What to produce >>
Keep every line where the word "matplotlib" appears; drop the rest.

Supplied data >>
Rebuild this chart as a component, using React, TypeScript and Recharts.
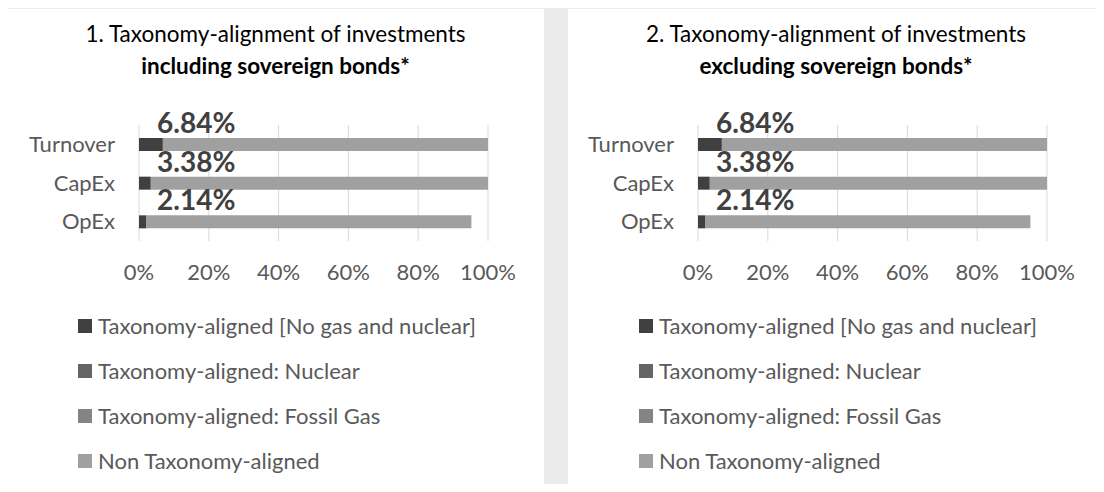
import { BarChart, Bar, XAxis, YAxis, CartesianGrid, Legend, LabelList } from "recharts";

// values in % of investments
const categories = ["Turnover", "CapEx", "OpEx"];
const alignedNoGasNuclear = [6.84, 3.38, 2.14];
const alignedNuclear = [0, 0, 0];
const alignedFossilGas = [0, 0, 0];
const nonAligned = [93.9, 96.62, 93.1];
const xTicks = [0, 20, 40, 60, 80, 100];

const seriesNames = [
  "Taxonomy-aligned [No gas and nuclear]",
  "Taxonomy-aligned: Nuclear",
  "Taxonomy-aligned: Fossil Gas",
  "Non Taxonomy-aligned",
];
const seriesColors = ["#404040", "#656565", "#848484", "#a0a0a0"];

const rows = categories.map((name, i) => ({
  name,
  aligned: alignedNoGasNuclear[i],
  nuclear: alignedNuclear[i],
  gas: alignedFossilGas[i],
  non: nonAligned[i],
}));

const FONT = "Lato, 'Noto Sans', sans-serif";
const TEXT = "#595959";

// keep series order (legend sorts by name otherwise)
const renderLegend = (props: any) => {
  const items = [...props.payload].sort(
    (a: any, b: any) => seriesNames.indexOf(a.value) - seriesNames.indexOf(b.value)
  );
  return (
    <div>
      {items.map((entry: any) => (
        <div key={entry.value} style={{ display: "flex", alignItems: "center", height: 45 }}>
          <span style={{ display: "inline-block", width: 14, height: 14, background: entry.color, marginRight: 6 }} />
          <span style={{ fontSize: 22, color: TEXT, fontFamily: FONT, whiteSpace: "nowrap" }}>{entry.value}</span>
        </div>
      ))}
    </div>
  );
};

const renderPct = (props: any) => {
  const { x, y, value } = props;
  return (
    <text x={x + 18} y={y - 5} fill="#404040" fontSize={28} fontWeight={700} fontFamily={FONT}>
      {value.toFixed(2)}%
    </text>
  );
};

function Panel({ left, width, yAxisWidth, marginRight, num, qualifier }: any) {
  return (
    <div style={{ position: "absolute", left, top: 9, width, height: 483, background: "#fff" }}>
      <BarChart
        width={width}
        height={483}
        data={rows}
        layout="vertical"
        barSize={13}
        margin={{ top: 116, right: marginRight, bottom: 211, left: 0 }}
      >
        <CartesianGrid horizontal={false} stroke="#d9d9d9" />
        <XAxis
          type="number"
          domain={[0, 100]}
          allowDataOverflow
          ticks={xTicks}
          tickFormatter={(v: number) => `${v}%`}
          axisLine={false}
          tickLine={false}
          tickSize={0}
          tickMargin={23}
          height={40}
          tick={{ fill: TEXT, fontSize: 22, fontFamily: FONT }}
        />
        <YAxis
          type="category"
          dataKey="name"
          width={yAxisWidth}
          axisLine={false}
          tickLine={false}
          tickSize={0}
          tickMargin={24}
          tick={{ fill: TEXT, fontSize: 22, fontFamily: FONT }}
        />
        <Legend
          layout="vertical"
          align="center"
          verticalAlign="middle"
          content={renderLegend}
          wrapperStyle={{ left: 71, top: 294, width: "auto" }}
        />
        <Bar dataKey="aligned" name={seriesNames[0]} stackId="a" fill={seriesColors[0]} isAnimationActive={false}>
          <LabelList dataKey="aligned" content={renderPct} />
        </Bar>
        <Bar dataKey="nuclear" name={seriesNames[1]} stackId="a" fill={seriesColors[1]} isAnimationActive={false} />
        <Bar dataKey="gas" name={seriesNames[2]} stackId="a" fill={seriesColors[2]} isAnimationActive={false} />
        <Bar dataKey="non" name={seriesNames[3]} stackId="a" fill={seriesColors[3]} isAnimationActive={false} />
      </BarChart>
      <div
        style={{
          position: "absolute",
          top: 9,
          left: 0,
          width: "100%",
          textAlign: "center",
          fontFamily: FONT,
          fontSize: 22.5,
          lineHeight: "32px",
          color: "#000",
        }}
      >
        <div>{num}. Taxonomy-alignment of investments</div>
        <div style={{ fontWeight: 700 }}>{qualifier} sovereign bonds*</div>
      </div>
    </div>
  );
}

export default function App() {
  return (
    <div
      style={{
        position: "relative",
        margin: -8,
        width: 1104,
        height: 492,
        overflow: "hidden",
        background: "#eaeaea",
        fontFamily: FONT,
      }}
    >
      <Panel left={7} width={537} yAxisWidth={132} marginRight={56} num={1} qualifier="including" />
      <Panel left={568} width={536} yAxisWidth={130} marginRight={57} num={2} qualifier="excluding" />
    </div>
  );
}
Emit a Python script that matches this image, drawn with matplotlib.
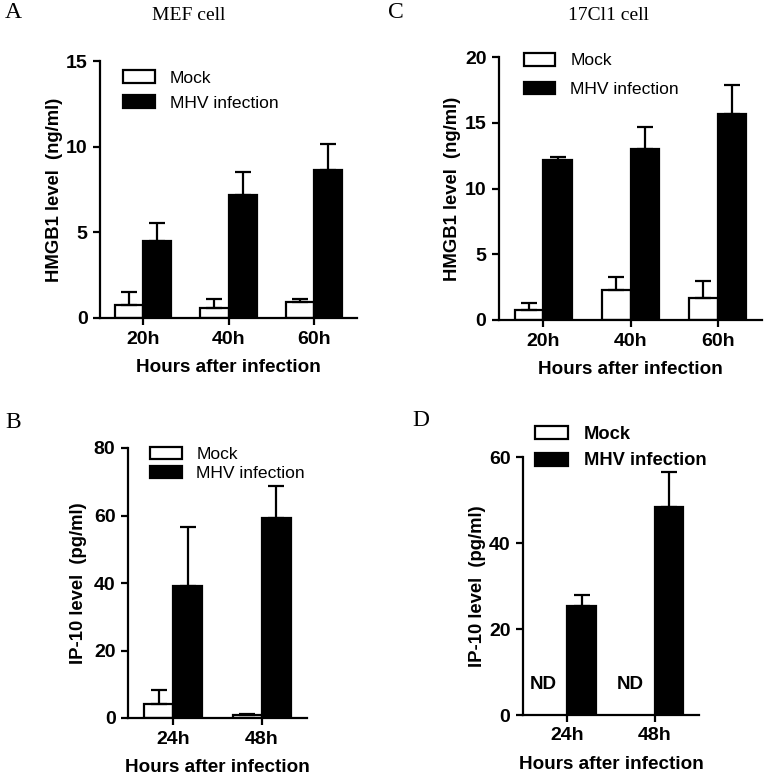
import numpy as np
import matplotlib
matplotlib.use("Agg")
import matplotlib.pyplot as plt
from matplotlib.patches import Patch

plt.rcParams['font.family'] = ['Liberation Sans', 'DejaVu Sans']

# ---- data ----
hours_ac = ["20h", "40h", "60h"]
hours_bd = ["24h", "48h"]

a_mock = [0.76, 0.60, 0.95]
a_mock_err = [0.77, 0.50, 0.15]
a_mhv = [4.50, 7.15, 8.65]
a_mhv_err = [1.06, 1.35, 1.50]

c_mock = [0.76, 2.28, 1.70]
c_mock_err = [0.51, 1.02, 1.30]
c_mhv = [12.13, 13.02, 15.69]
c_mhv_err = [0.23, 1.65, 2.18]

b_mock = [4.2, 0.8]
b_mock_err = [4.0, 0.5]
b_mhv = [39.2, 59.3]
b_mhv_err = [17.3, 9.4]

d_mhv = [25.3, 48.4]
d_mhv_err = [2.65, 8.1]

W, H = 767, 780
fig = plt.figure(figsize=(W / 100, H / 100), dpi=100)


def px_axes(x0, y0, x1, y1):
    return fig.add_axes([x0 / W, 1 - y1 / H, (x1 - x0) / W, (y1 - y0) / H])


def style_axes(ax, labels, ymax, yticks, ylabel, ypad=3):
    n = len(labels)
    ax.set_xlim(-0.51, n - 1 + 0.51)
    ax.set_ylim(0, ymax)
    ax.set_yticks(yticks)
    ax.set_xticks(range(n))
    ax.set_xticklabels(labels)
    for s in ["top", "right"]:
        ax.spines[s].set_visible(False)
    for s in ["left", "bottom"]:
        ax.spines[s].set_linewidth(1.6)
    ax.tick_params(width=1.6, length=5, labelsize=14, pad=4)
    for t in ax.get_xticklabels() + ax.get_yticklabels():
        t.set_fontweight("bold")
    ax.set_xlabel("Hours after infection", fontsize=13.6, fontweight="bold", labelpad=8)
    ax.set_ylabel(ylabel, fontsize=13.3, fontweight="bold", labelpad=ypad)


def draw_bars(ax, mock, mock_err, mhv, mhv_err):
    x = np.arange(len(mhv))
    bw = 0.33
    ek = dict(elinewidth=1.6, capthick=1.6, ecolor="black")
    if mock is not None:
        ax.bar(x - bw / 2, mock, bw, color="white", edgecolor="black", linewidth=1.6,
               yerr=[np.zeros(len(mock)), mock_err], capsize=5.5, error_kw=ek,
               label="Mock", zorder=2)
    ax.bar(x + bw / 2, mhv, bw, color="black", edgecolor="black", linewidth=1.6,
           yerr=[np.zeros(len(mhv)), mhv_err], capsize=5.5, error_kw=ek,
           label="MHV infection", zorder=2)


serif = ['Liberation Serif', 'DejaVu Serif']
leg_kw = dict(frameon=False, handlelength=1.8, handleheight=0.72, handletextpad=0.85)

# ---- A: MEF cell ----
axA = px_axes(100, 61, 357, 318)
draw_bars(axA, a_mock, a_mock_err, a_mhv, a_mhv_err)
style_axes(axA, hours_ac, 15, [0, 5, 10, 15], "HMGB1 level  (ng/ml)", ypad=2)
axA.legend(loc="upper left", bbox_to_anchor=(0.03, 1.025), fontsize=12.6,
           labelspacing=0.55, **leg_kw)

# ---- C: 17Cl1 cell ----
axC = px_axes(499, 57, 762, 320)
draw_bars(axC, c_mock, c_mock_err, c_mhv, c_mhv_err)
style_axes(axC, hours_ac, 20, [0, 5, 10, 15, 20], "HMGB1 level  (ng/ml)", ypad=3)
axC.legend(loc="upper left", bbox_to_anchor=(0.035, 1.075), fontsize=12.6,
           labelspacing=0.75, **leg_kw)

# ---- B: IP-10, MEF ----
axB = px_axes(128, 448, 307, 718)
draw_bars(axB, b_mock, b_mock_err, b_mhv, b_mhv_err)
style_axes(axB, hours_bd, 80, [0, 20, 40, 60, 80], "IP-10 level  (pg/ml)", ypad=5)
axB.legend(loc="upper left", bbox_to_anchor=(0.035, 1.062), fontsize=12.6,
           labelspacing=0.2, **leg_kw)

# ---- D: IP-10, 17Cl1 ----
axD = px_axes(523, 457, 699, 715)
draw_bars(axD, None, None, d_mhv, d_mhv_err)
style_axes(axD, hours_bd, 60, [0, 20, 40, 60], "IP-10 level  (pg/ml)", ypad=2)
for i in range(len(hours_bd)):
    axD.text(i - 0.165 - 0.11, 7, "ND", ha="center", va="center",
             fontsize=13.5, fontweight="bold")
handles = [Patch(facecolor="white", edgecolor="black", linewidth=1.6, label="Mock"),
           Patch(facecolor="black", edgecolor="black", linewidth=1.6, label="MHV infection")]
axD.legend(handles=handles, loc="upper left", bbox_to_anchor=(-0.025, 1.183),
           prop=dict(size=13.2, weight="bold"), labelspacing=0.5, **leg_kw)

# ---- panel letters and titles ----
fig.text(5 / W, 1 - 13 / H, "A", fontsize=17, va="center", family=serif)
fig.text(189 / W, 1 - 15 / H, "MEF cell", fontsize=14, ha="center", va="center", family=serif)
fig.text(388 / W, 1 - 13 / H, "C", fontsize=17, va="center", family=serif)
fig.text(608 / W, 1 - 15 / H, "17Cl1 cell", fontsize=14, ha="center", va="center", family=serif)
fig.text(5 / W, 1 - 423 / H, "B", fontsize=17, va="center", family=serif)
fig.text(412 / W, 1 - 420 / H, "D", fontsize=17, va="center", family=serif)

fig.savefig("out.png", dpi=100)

Reply >>
Emit a Python script that matches this image, drawn with matplotlib.
import matplotlib
matplotlib.use("Agg")
import matplotlib.pyplot as plt
from matplotlib.patches import Patch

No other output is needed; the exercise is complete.